A good comparison process usually looks like this:

  1. Choose the same liability limits, deductibles, and coverage types for each quote.
  2. Confirm every driver and vehicle is listed correctly.
  3. Ask about all available discounts.
  4. Compare total premium, not just monthly payment.
  5. Review claims support, financial ratings, and customer feedback.
  6. Read the exclusions and endorsement options.
  7. Decide whether the cheapest policy still gives you enough protection.

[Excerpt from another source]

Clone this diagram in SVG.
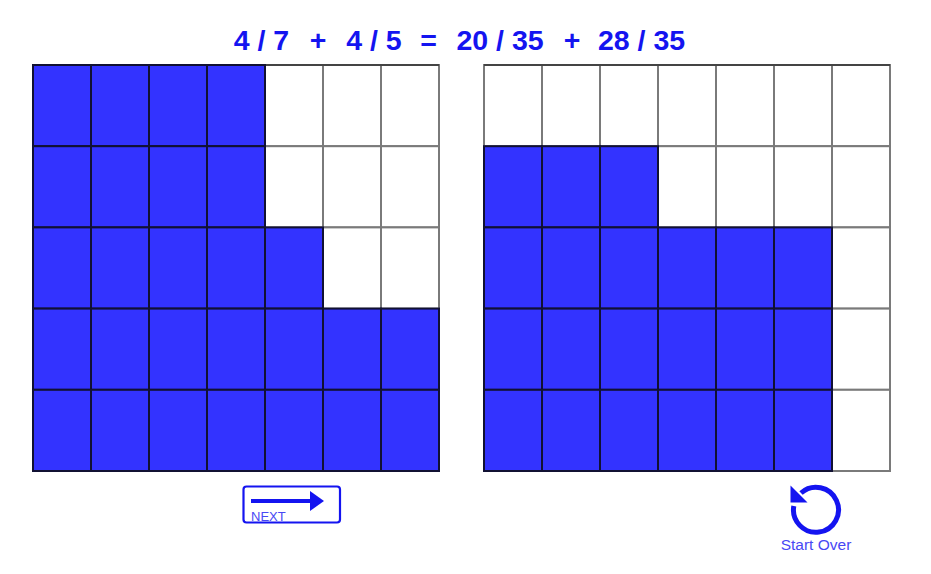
<svg xmlns="http://www.w3.org/2000/svg" width="931" height="574" viewBox="0 0 931 574">
<style>
.t{font-family:"Liberation Sans",Arial,sans-serif;font-weight:bold;font-size:28.5px;fill:#1414f0;text-anchor:middle}
.b{fill:#3333ff;stroke:#111133;stroke-width:2}
.w{fill:#fff;stroke:#7a7a7a;stroke-width:2}
.lbl{font-family:"Liberation Sans",Arial,sans-serif;fill:#4848f4}
</style>
<rect width="931" height="574" fill="#fff"/>
<g id="title">
<text class="t" x="261.5" y="50">4 / 7</text>
<text class="t" x="318" y="50">+</text>
<text class="t" x="374" y="50">4 / 5</text>
<text class="t" x="428.5" y="50">=</text>
<text class="t" x="500" y="50">20 / 35</text>
<text class="t" x="572" y="50">+</text>
<text class="t" x="641.5" y="50">28 / 35</text>
</g>
<g id="left-grid">
<rect class="w" x="265" y="65" width="58" height="81.2"/><rect class="w" x="323" y="65" width="58" height="81.2"/><rect class="w" x="381" y="65" width="58" height="81.2"/>
<rect class="w" x="265" y="146.2" width="58" height="81.2"/><rect class="w" x="323" y="146.2" width="58" height="81.2"/><rect class="w" x="381" y="146.2" width="58" height="81.2"/>
<rect class="w" x="323" y="227.4" width="58" height="81.2"/><rect class="w" x="381" y="227.4" width="58" height="81.2"/>
<line x1="265" y1="65" x2="439" y2="65" stroke="#444" stroke-width="2"/>
<rect class="b" x="33" y="65" width="58" height="81.2"/><rect class="b" x="91" y="65" width="58" height="81.2"/><rect class="b" x="149" y="65" width="58" height="81.2"/><rect class="b" x="207" y="65" width="58" height="81.2"/>
<rect class="b" x="33" y="146.2" width="58" height="81.2"/><rect class="b" x="91" y="146.2" width="58" height="81.2"/><rect class="b" x="149" y="146.2" width="58" height="81.2"/><rect class="b" x="207" y="146.2" width="58" height="81.2"/>
<rect class="b" x="33" y="227.4" width="58" height="81.2"/><rect class="b" x="91" y="227.4" width="58" height="81.2"/><rect class="b" x="149" y="227.4" width="58" height="81.2"/><rect class="b" x="207" y="227.4" width="58" height="81.2"/><rect class="b" x="265" y="227.4" width="58" height="81.2"/>
<rect class="b" x="33" y="308.6" width="58" height="81.2"/><rect class="b" x="91" y="308.6" width="58" height="81.2"/><rect class="b" x="149" y="308.6" width="58" height="81.2"/><rect class="b" x="207" y="308.6" width="58" height="81.2"/><rect class="b" x="265" y="308.6" width="58" height="81.2"/><rect class="b" x="323" y="308.6" width="58" height="81.2"/><rect class="b" x="381" y="308.6" width="58" height="81.2"/>
<rect class="b" x="33" y="389.8" width="58" height="81.2"/><rect class="b" x="91" y="389.8" width="58" height="81.2"/><rect class="b" x="149" y="389.8" width="58" height="81.2"/><rect class="b" x="207" y="389.8" width="58" height="81.2"/><rect class="b" x="265" y="389.8" width="58" height="81.2"/><rect class="b" x="323" y="389.8" width="58" height="81.2"/><rect class="b" x="381" y="389.8" width="58" height="81.2"/>
</g>
<g id="right-grid">
<rect class="w" x="484" y="65" width="58" height="81.2"/><rect class="w" x="542" y="65" width="58" height="81.2"/><rect class="w" x="600" y="65" width="58" height="81.2"/><rect class="w" x="658" y="65" width="58" height="81.2"/><rect class="w" x="716" y="65" width="58" height="81.2"/><rect class="w" x="774" y="65" width="58" height="81.2"/><rect class="w" x="832" y="65" width="58" height="81.2"/>
<rect class="w" x="658" y="146.2" width="58" height="81.2"/><rect class="w" x="716" y="146.2" width="58" height="81.2"/><rect class="w" x="774" y="146.2" width="58" height="81.2"/><rect class="w" x="832" y="146.2" width="58" height="81.2"/>
<rect class="w" x="832" y="227.4" width="58" height="81.2"/><rect class="w" x="832" y="308.6" width="58" height="81.2"/><rect class="w" x="832" y="389.8" width="58" height="81.2"/>
<line x1="484" y1="65" x2="890" y2="65" stroke="#444" stroke-width="2"/>
<rect class="b" x="484" y="146.2" width="58" height="81.2"/><rect class="b" x="542" y="146.2" width="58" height="81.2"/><rect class="b" x="600" y="146.2" width="58" height="81.2"/>
<rect class="b" x="484" y="227.4" width="58" height="81.2"/><rect class="b" x="542" y="227.4" width="58" height="81.2"/><rect class="b" x="600" y="227.4" width="58" height="81.2"/><rect class="b" x="658" y="227.4" width="58" height="81.2"/><rect class="b" x="716" y="227.4" width="58" height="81.2"/><rect class="b" x="774" y="227.4" width="58" height="81.2"/>
<rect class="b" x="484" y="308.6" width="58" height="81.2"/><rect class="b" x="542" y="308.6" width="58" height="81.2"/><rect class="b" x="600" y="308.6" width="58" height="81.2"/><rect class="b" x="658" y="308.6" width="58" height="81.2"/><rect class="b" x="716" y="308.6" width="58" height="81.2"/><rect class="b" x="774" y="308.6" width="58" height="81.2"/>
<rect class="b" x="484" y="389.8" width="58" height="81.2"/><rect class="b" x="542" y="389.8" width="58" height="81.2"/><rect class="b" x="600" y="389.8" width="58" height="81.2"/><rect class="b" x="658" y="389.8" width="58" height="81.2"/><rect class="b" x="716" y="389.8" width="58" height="81.2"/><rect class="b" x="774" y="389.8" width="58" height="81.2"/>
</g>
<g id="next-button">
<rect x="243.5" y="486.5" width="96.5" height="36" rx="3" fill="#fff" stroke="#1414f0" stroke-width="2.2"/>
<line x1="251" y1="501" x2="312" y2="501" stroke="#1414f0" stroke-width="4"/>
<polygon points="310,491 324,501 310,511" fill="#1414f0"/>
<text class="lbl" x="251" y="521" font-size="13">NEXT</text>
</g>
<g id="start-over">
<path d="M793.8 506 A22.5 22.5 0 1 0 801 493" fill="none" stroke="#1414f0" stroke-width="5"/>
<polygon points="790.5,485.5 790.5,502.5 807.5,502.5" fill="#1414f0"/>
<text class="lbl" x="816" y="550" font-size="15.5" text-anchor="middle">Start Over</text>
</g>
</svg>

Think about which type of shopper you are. If you want the lowest legal price, minimum coverage may be enough, though it offers limited protection. If you drive a newer car or commute daily, full coverage with strong liability limits is often the better value. If you have a long commute, multiple drivers in the household, or a newer vehicle with high repair costs, a slightly higher premium may be worth it for better claims protection. And if you own a specialized vehicle, compare standard auto quotes with more tailored coverage options, since a one-size-fits-all approach can miss important gaps. The right policy should fit your driving habits, budget, and risk tolerance—not just the number on the first quote you receive.

Car insurance costs vary for good reason: insurers are pricing your risk, your vehicle, and the coverage you choose. A safe driver with a modest car and sensible limits may pay far less than a new driver with a sports car or a long list of violations. The biggest levers you control are your coverage choices, deductibles, driving habits, and whether you shop around at renewal.

If you want the best value, compare quotes on equal terms, look past the headline price, and choose a policy that would actually protect you if something went wrong. The cheapest policy can be expensive in a real claim, while the right policy can offer solid protection without overspending.